Saturday, November 4, 2017

When seventy cents make a dollar

 

I think you know by now how I feel about pollies: they're lower than sharks' dung, although once in a while they actually come up with some useful legislation, such as when the former Prime Minister Paul Keating created Australia's dividend taxation regime in 1987.

Under his regime - which created a nation of shareholders - , franking credits (i.e. the company tax paid on dividends paid to shareholders) could be used by them as a credit against their own tax obligation.

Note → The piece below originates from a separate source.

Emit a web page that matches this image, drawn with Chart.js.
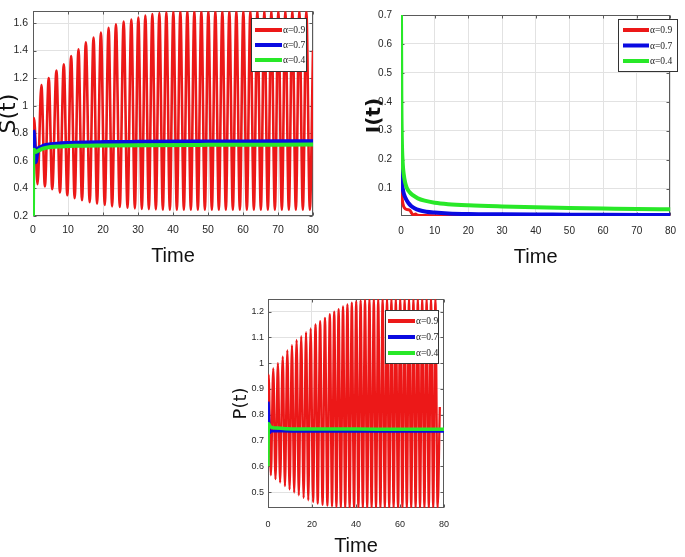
<!DOCTYPE html>
<html><head><meta charset="utf-8">
<script src="https://cdn.jsdelivr.net/npm/chart.js@4"></script>
<style>
html,body{margin:0;padding:0;background:#fff;overflow:hidden}
#wrap{position:relative;width:685px;height:557px;background:#fff}
canvas{position:absolute}
</style></head><body><div id="wrap">
<canvas id="cS" width="330" height="270" style="left:0;top:0"></canvas>
<canvas id="cI" width="340" height="270" style="left:345px;top:0"></canvas>
<canvas id="cP" width="240" height="272" style="left:220px;top:285px"></canvas>
</div>
<script>
// ---------- data ----------
const alphaLabels = ['α=0.9', 'α=0.7', 'α=0.4'];
const xTicksTop = [0, 10, 20, 30, 40, 50, 60, 70, 80];
const xTicksP = [0, 20, 40, 60, 80];
const sYTicks = [0.2, 0.4, 0.6, 0.8, 1, 1.2, 1.4, 1.6];
const iYTicks = [0.1, 0.2, 0.3, 0.4, 0.5, 0.6, 0.7];
const pYTicks = [0.5, 0.6, 0.7, 0.8, 0.9, 1, 1.1, 1.2];

// alpha = 0.9 : oscillating solution (turning points)
const redTimes = [0, 0.3, 1.3, 2.4, 3.4, 4.5, 5.5, 6.7, 7.7, 8.8, 9.8, 10.9, 11.9, 13.0, 14.0, 15.1, 16.2, 17.3, 18.3, 19.4,
  20.5, 21.6, 22.6, 23.7, 24.8, 25.9, 27.0, 28.1, 29.1, 30.1, 31.1, 32.1, 33.1, 34.1, 35.1, 36.1, 37.1, 38.1, 39.1, 40.1,
  41.1, 42.1, 43.1, 44.1, 45.1, 46.1, 47.1, 48.1, 49.1, 50.1, 51.1, 52.1, 53.1, 54.1, 55.1, 56.1, 57.1, 58.1, 59.1, 60.1,
  61.1, 62.1, 63.1, 64.1, 65.1, 66.1, 67.1, 68.1, 69.1, 70.1, 71.1, 72.1, 73.1, 74.1, 75.1, 76.1, 77.1, 78.1, 79.1, 80];
const sRed = [0.70, 0.91, 0.43, 1.15, 0.415, 1.20, 0.395, 1.255, 0.37, 1.30, 0.35, 1.36, 0.33, 1.41, 0.315, 1.46, 0.30, 1.495, 0.29, 1.53,
  0.28, 1.565, 0.27, 1.59, 0.265, 1.61, 0.26, 1.625, 0.255, 1.64, 0.252, 1.655, 0.25, 1.665, 0.248, 1.672, 0.246, 1.678, 0.245, 1.682,
  0.245, 1.685, 0.245, 1.685, 0.245, 1.685, 0.245, 1.685, 0.245, 1.685, 0.245, 1.685, 0.245, 1.685, 0.245, 1.685, 0.245, 1.685, 0.245, 1.685,
  0.245, 1.685, 0.245, 1.685, 0.245, 1.685, 0.245, 1.685, 0.245, 1.685, 0.245, 1.685, 0.245, 1.685, 0.245, 1.685, 0.245, 1.685, 0.245, 1.40];
const pRed = [0.75, 0.955, 0.565, 0.98, 0.55, 1.0, 0.537, 1.025, 0.523, 1.05, 0.51, 1.07, 0.498, 1.09, 0.487, 1.105, 0.477, 1.12, 0.468, 1.135,
  0.461, 1.15, 0.455, 1.163, 0.45, 1.176, 0.447, 1.19, 0.444, 1.2, 0.442, 1.21, 0.441, 1.22, 0.44, 1.228, 0.44, 1.235, 0.44, 1.24,
  0.44, 1.244, 0.44, 1.246, 0.44, 1.247, 0.44, 1.247, 0.44, 1.247, 0.44, 1.247, 0.44, 1.247, 0.44, 1.247, 0.44, 1.247, 0.44, 1.247,
  0.44, 1.247, 0.44, 1.247, 0.44, 1.247, 0.44, 1.247, 0.44, 1.247, 0.44, 1.247, 0.44, 1.247, 0.44, 1.247, 0.44, 0.83];

// S(t)
const sBlueT = [0, 0.2, 0.5, 0.8, 1.1, 1.5, 2.2, 3, 5, 8, 12, 20, 30, 45, 60, 80];
const sBlue = [0.82, 0.81, 0.68, 0.59, 0.64, 0.69, 0.70, 0.71, 0.72, 0.727, 0.732, 0.736, 0.738, 0.74, 0.741, 0.742];
const sGreenT = [0, 0.08, 0.3, 0.7, 1.2, 2, 3, 5, 8, 12, 20, 30, 50, 80];
const sGreen = [0.2, 0.675, 0.68, 0.665, 0.67, 0.68, 0.69, 0.70, 0.705, 0.709, 0.712, 0.714, 0.716, 0.718];

// I(t)
const iRedT = [0, 0.15, 0.4, 0.8, 1.3, 2.0, 2.7, 3.2, 3.7, 4.3, 4.9, 5.6, 7, 10, 20, 40, 60, 80];
const iRed = [0.15, 0.10, 0.06, 0.038, 0.03, 0.027, 0.024, 0.014, 0.009, 0.012, 0.008, 0.007, 0.0065, 0.006, 0.006, 0.006, 0.006, 0.006];
const iBlueT = [0, 0.2, 0.5, 0.9, 1.5, 2.2, 3, 4, 5.5, 7.5, 10, 14, 20, 30, 45, 60, 80];
const iBlue = [0.165, 0.13, 0.1, 0.08, 0.063, 0.05, 0.04, 0.032, 0.025, 0.02, 0.017, 0.014, 0.012, 0.011, 0.01, 0.009, 0.0085];
const iGreenT = [0, 0.1, 0.25, 0.5, 0.8, 1.2, 1.7, 2.5, 3.5, 5, 7, 10, 14, 20, 30, 40, 50, 60, 70, 80];
const iGreen = [0.70, 0.42, 0.27, 0.19, 0.15, 0.122, 0.103, 0.088, 0.077, 0.066, 0.058, 0.051, 0.046, 0.042, 0.038, 0.035, 0.033, 0.031, 0.029, 0.028];

// P(t)
const pBlueT = [0, 0.15, 0.4, 0.7, 1.0, 1.5, 2.5, 5, 10, 20, 40, 80];
const pBlue = [0.85, 0.845, 0.77, 0.73, 0.733, 0.736, 0.737, 0.737, 0.736, 0.736, 0.736, 0.736];
const pGreenT = [0, 0.1, 0.3, 0.7, 1.2, 2, 4, 8, 15, 30, 50, 80];
const pGreen = [0.6, 0.74, 0.765, 0.758, 0.753, 0.75, 0.748, 0.746, 0.745, 0.745, 0.744, 0.744];

// ---------- rendering ----------
const RED = 'rgb(236,24,24)', BLUE = 'rgb(10,10,225)', GREEN = 'rgb(40,232,40)';
const pts = (xs, ys) => xs.map((x, i) => ({ x: x, y: ys[i] }));

const framePlugin = {
  id: 'frame',
  beforeDatasetsDraw(chart) {
    const { ctx, chartArea: a } = chart;
    const x = chart.scales.x, y = chart.scales.y;
    ctx.save();
    ctx.strokeStyle = '#5a5a5a';
    ctx.lineWidth = 1;
    const L = Math.round(a.left) + 0.5, R = Math.round(a.right) - 0.5;
    const T = Math.round(a.top) + 0.5, B = Math.round(a.bottom) - 0.5;
    ctx.strokeRect(L, T, R - L, B - T);
    ctx.beginPath();
    x.ticks.forEach(t => {
      const px = Math.round(x.getPixelForValue(t.value)) + 0.5;
      ctx.moveTo(px, B); ctx.lineTo(px, B - 3);
      ctx.moveTo(px, T); ctx.lineTo(px, T + 3);
    });
    y.ticks.forEach(t => {
      const py = Math.round(y.getPixelForValue(t.value)) + 0.5;
      ctx.moveTo(L, py); ctx.lineTo(L + 3, py);
      ctx.moveTo(R, py); ctx.lineTo(R - 3, py);
    });
    ctx.stroke();
    ctx.restore();
  },
  afterDraw(chart, args, o) {
    const ctx = chart.ctx;
    ctx.save();
    ctx.fillStyle = '#fff';
    ctx.fillRect(o.left, o.top, o.width, o.height);
    ctx.strokeStyle = '#333';
    ctx.lineWidth = 1;
    ctx.strokeRect(o.left + 0.5, o.top + 0.5, o.width, o.height);
    chart.data.datasets.forEach((ds, i) => {
      const yy = o.top + o.firstRow + i * o.rowGap;
      ctx.strokeStyle = ds.borderColor;
      ctx.lineWidth = o.lineW;
      ctx.beginPath();
      ctx.moveTo(o.left + o.lineX0, yy);
      ctx.lineTo(o.left + o.lineX1, yy);
      ctx.stroke();
      ctx.fillStyle = '#222';
      ctx.font = o.font;
      ctx.textBaseline = 'middle';
      ctx.textAlign = 'left';
      ctx.fillText(ds.label, o.left + o.textX, yy + 0.5);
    });
    ctx.restore();
  }
};

const fmt = v => String(Math.round(v * 100) / 100);

function makeChart(id, c) {
  return new Chart(document.getElementById(id), {
    type: 'line',
    data: { datasets: c.datasets },
    options: {
      responsive: false, animation: false, events: [],
      layout: { padding: { left: 0, top: c.padTop, right: c.padRight, bottom: 0 } },
      plugins: { legend: { display: false }, tooltip: { enabled: false }, frame: c.legend },
      elements: { point: { radius: 0 }, line: { cubicInterpolationMode: 'monotone', borderJoinStyle: 'round' } },
      scales: {
        x: {
          type: 'linear', min: 0, max: 80,
          afterFit: s => { s.height = c.xH; },
          afterBuildTicks: s => { s.ticks = c.xTicks.map(v => ({ value: v })); },
          grid: { color: '#e2e2e2', drawTicks: false },
          border: { display: false },
          ticks: { padding: c.xTickPad, color: '#262626', font: c.tickFont, maxRotation: 0, autoSkip: false, callback: fmt },
          title: { display: true, text: 'Time', color: '#111', font: c.xTitleFont, padding: { top: 0, bottom: c.xTitlePad } }
        },
        y: {
          type: 'linear', min: c.yMin, max: c.yMax,
          afterFit: s => { s.width = c.yW; },
          afterBuildTicks: s => { s.ticks = c.yTicks.map(v => ({ value: v })); },
          grid: { color: '#e2e2e2', drawTicks: false },
          border: { display: false },
          ticks: { padding: c.yTickPad, color: '#262626', font: c.tickFont, autoSkip: false, callback: fmt },
          title: { display: true, text: c.yTitle, color: '#111', font: c.yTitleFont, padding: { top: c.yTitlePad, bottom: 0 } }
        }
      }
    },
    plugins: [framePlugin]
  });
}

const narrow = "'Liberation Sans Narrow', 'Arial Narrow', 'Liberation Sans', Arial, sans-serif";
const sans = "'Liberation Sans', Arial, sans-serif";
const legendFont = "9.5px 'Liberation Serif', 'Times New Roman', serif";

// order: red underneath, green on top
makeChart('cS', {
  datasets: [
    { label: alphaLabels[0], data: pts(redTimes, sRed), borderColor: RED, borderWidth: 2.6, order: 3 },
    { label: alphaLabels[1], data: pts(sBlueT, sBlue), borderColor: BLUE, borderWidth: 4, order: 2 },
    { label: alphaLabels[2], data: pts(sGreenT, sGreen), borderColor: GREEN, borderWidth: 4, order: 1 }
  ],
  padTop: 5, padRight: 17, xH: 54, yW: 33,
  xTicks: xTicksTop, yTicks: sYTicks, yMin: 0.2, yMax: 1.685,
  tickFont: { family: sans, size: 10.5 }, xTickPad: 8, yTickPad: 5,
  xTitleFont: { family: narrow, size: 20, lineHeight: 1 }, xTitlePad: 4,
  yTitle: 'S(t)', yTitleFont: { family: "'DejaVu Sans', sans-serif", size: 22, lineHeight: 0.8 }, yTitlePad: 0,
  legend: { left: 251, top: 18, width: 55, height: 53, lineX0: 4, lineX1: 31, textX: 32, firstRow: 12, rowGap: 15, lineW: 4, font: legendFont }
});

makeChart('cI', {
  datasets: [
    { label: alphaLabels[0], data: pts(iRedT, iRed), borderColor: RED, borderWidth: 3, order: 3 },
    { label: alphaLabels[1], data: pts(iBlueT, iBlue), borderColor: BLUE, borderWidth: 4, order: 2 },
    { label: alphaLabels[2], data: pts(iGreenT, iGreen), borderColor: GREEN, borderWidth: 4, order: 1 }
  ],
  padTop: 7, padRight: 6, xH: 54, yW: 56,
  xTicks: xTicksTop, yTicks: iYTicks, yMin: 0.005, yMax: 0.7,
  tickFont: { family: narrow, size: 10 }, xTickPad: 9, yTickPad: 9,
  xTitleFont: { family: narrow, size: 20, lineHeight: 1 }, xTitlePad: 3,
  yTitle: 'I(t)', yTitleFont: { family: "'DejaVu Sans', sans-serif", size: 20, weight: 'bold', lineHeight: 1 }, yTitlePad: 20,
  legend: { left: 273, top: 19, width: 59, height: 52, lineX0: 5, lineX1: 31, textX: 32, firstRow: 11, rowGap: 15.5, lineW: 4, font: legendFont }
});

makeChart('cP', {
  datasets: [
    { label: alphaLabels[0], data: pts(redTimes, pRed), borderColor: RED, borderWidth: 2.3, order: 3 },
    { label: alphaLabels[1], data: pts(pBlueT, pBlue), borderColor: BLUE, borderWidth: 3, order: 2 },
    { label: alphaLabels[2], data: pts(pGreenT, pGreen), borderColor: GREEN, borderWidth: 3.5, order: 1 }
  ],
  padTop: 14, padRight: 13, xH: 49, yW: 48,
  xTicks: xTicksP, yTicks: pYTicks, yMin: 0.438, yMax: 1.249,
  tickFont: { family: sans, size: 9 }, xTickPad: 11, yTickPad: 4,
  xTitleFont: { family: narrow, size: 20, lineHeight: 1 }, xTitlePad: 1,
  yTitle: 'P(t)', yTitleFont: { family: "'DejaVu Sans', sans-serif", size: 18, lineHeight: 1 }, yTitlePad: 12,
  legend: { left: 165, top: 25, width: 53, height: 53, lineX0: 3, lineX1: 30, textX: 31, firstRow: 11, rowGap: 16, lineW: 4, font: legendFont }
});
</script>
</body></html>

But it was former treasurer Peter Costello who in 2000 went one better by allowing shareholders to get a cash refund if they receive more in franking credit than they actually owe in tax. Retirees, whose super-annuation is altogether tax-free, get a refund of 30 cents for every 70 cents they receive in 'fully-franked' dividends.

This 'dividend imputation' exists in only four countries, Australia, Chile, Malta and New Zealand. Canada, Korea and the United Kingdom have a partial imputation system. Germany had a dividend imputation system until 2000 and France until 2004 (while other jurisdictions such as Singapore achieve a similar result by not taxing dividends at all).

Not everyone knows about dividend imputation. My dermatologist didn't. He inspected my back with a magnifying glass after which he declared my sun spots and previous melanomas as 'just fine'. He then charged me a hundred and eighty dollars for a four-and-a-half-minute consultation! Maybe I should've charged him for my advice on dividend imputation.